__DATA FOR PROCESSING__.
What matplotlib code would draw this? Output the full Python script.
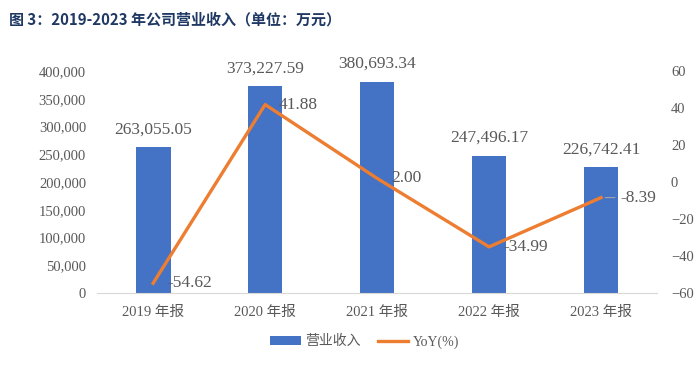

---

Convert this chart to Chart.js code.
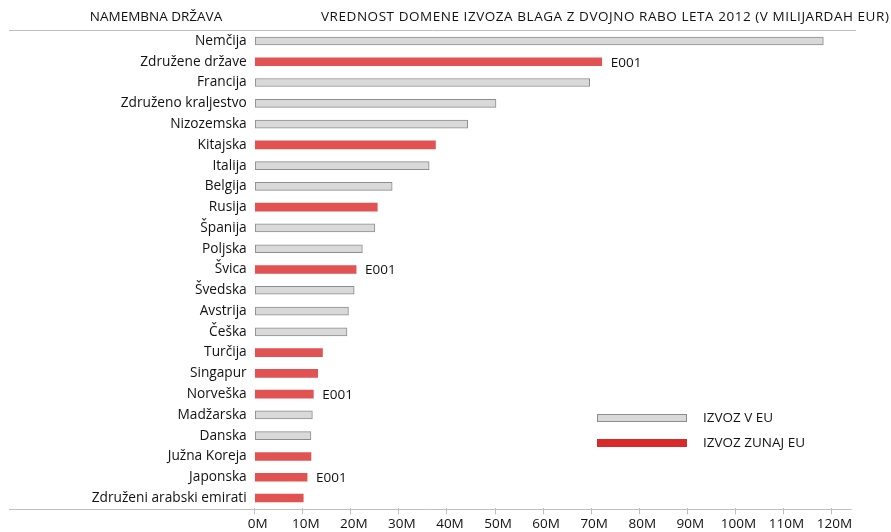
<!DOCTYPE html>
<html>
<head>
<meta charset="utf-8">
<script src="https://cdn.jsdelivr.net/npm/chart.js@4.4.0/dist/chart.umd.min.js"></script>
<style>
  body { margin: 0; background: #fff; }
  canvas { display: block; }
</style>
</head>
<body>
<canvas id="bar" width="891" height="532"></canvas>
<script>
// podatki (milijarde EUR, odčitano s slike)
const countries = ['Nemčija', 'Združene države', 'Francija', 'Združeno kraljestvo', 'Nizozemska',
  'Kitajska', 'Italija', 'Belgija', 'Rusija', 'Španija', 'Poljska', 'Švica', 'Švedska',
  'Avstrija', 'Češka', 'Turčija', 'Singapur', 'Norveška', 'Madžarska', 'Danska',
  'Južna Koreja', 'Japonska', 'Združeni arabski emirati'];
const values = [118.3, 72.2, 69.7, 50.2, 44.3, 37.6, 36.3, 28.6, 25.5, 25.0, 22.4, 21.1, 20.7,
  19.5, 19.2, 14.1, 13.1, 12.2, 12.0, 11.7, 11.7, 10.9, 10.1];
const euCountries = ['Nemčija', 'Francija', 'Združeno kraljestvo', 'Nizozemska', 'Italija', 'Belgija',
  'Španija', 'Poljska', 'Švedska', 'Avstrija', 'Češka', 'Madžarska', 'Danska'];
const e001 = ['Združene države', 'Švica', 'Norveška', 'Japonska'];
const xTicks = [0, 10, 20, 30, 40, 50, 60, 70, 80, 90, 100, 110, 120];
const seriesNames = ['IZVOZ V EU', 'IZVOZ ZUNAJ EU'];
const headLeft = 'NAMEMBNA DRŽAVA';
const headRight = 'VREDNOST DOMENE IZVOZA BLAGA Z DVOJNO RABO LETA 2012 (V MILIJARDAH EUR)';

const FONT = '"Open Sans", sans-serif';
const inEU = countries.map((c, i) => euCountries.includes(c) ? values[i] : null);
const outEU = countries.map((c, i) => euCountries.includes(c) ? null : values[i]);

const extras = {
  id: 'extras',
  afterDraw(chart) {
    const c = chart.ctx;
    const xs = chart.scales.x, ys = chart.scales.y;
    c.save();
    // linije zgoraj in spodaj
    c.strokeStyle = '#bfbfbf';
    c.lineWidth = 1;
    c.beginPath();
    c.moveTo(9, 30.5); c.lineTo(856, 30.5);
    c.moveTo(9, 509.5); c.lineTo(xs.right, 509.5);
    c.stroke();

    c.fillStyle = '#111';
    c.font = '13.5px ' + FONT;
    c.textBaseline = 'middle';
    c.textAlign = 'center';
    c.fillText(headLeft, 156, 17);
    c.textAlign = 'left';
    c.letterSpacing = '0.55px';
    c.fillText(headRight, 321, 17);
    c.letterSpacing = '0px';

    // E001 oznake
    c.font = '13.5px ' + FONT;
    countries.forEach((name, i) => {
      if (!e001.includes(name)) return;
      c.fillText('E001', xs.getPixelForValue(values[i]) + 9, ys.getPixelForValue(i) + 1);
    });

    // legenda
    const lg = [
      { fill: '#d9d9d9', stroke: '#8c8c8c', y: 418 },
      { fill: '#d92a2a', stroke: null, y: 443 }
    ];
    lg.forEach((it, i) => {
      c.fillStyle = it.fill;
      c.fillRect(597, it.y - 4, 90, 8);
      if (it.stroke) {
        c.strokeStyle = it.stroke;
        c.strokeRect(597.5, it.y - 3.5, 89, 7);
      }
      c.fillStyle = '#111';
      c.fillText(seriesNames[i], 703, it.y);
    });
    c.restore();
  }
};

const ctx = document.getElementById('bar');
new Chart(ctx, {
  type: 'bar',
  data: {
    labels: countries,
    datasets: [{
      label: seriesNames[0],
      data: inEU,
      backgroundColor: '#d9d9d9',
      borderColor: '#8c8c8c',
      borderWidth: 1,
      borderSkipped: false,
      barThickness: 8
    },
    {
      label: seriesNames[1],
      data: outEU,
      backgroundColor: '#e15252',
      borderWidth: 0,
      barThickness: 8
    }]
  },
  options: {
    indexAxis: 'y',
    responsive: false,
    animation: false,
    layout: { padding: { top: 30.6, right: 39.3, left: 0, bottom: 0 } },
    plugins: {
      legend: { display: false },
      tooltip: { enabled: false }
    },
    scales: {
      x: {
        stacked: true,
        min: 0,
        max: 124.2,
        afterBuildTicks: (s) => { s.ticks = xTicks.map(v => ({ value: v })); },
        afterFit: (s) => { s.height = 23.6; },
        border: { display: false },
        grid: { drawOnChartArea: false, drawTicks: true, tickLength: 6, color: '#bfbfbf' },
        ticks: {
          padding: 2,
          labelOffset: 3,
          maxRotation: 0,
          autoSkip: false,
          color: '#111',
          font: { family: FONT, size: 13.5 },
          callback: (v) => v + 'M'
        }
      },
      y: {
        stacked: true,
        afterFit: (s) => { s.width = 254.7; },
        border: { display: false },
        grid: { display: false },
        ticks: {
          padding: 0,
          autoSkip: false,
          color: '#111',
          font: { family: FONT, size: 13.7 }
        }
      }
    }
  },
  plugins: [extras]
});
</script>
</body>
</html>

==

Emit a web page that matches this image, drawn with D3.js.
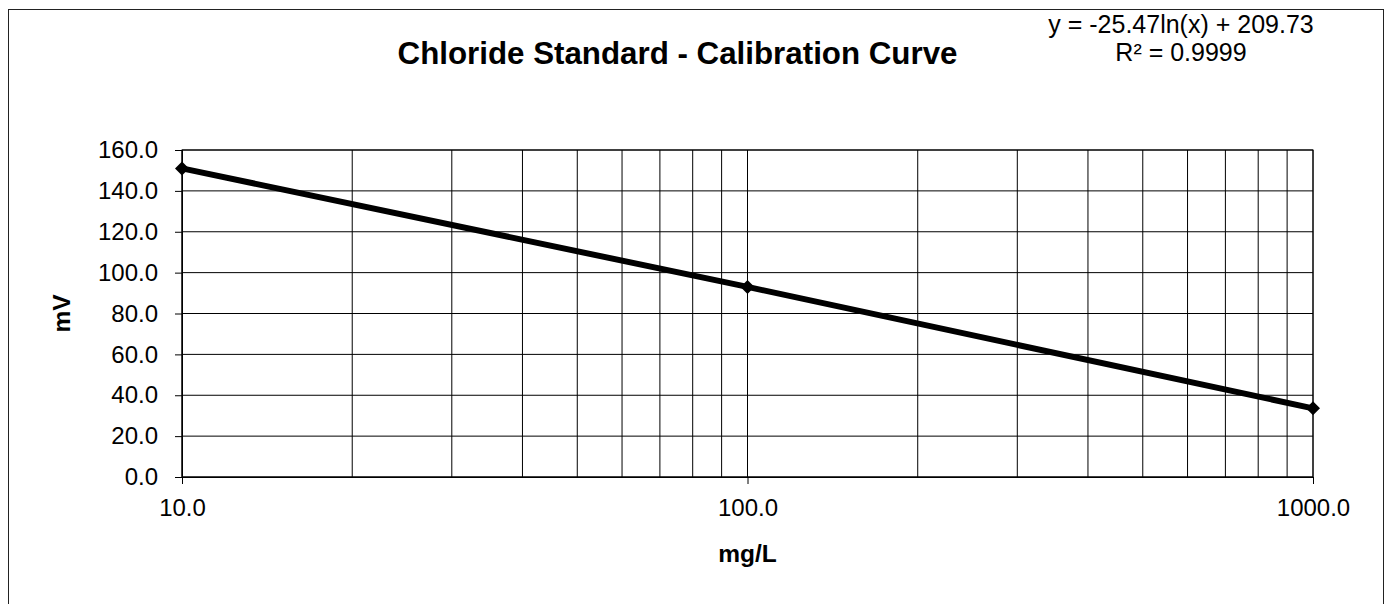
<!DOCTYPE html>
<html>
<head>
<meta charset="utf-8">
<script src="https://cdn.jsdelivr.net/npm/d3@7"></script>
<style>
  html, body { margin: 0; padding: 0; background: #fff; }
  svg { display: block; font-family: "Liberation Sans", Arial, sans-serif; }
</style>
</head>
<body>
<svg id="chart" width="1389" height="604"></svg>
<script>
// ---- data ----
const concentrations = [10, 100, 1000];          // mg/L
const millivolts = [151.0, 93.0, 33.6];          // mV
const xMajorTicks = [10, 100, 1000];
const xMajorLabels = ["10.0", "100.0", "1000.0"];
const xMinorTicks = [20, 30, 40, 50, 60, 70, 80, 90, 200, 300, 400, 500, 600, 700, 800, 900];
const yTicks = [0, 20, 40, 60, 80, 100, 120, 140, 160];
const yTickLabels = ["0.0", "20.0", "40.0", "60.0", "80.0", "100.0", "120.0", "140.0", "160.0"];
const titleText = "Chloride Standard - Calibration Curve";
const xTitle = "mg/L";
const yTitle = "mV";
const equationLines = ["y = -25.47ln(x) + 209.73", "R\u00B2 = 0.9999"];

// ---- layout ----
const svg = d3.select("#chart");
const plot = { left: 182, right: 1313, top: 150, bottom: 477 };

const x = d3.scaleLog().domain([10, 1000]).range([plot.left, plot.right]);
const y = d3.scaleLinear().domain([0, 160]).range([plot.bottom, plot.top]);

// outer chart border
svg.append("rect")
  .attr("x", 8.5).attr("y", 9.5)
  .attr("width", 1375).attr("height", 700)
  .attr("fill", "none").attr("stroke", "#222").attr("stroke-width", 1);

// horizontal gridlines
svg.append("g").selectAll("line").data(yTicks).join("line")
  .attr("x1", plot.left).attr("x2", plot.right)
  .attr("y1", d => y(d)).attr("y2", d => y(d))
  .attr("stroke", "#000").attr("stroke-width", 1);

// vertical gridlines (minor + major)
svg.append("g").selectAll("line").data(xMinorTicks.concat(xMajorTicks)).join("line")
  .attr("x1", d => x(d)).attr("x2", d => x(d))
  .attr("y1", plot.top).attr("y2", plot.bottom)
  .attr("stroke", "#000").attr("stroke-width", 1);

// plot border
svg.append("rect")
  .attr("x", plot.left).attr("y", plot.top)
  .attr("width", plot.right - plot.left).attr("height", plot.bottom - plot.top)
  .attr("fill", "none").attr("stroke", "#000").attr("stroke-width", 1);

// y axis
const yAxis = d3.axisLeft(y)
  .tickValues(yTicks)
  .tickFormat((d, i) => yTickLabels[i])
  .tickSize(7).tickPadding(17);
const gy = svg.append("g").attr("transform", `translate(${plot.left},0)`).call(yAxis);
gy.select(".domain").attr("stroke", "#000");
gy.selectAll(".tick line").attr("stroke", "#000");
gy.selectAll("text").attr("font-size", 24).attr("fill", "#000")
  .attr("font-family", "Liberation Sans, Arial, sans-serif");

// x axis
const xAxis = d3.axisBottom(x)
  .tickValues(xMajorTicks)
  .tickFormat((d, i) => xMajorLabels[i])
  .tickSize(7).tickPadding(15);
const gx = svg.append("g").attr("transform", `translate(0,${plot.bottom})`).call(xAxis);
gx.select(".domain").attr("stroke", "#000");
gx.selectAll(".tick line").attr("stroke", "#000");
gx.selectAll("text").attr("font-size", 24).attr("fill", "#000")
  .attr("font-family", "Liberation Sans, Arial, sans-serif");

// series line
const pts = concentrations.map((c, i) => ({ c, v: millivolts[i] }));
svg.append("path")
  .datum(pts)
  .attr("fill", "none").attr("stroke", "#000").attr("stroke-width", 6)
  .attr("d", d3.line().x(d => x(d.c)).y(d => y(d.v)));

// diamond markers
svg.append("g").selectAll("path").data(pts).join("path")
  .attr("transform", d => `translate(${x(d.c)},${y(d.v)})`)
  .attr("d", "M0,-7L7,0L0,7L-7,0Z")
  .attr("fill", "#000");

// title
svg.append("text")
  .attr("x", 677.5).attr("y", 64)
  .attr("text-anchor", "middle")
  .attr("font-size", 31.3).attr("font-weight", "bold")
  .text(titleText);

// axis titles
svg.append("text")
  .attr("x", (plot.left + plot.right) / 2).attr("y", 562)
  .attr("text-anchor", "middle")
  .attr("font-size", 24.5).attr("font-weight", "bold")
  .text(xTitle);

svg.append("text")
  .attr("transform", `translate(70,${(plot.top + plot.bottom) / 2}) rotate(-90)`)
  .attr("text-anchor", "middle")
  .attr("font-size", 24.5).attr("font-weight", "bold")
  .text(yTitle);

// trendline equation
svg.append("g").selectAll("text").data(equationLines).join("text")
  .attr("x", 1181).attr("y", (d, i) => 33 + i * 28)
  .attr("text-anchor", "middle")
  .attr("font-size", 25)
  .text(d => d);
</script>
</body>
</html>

__TASK REQUIREMENTS__.
Select every line where the word "this" occurs.

__THE OUTPUT__.
What matplotlib code would draw this? Output the full Python script.
Convert this chart to Chart.js code.
Emit a web page that matches this image, drawn with D3.js.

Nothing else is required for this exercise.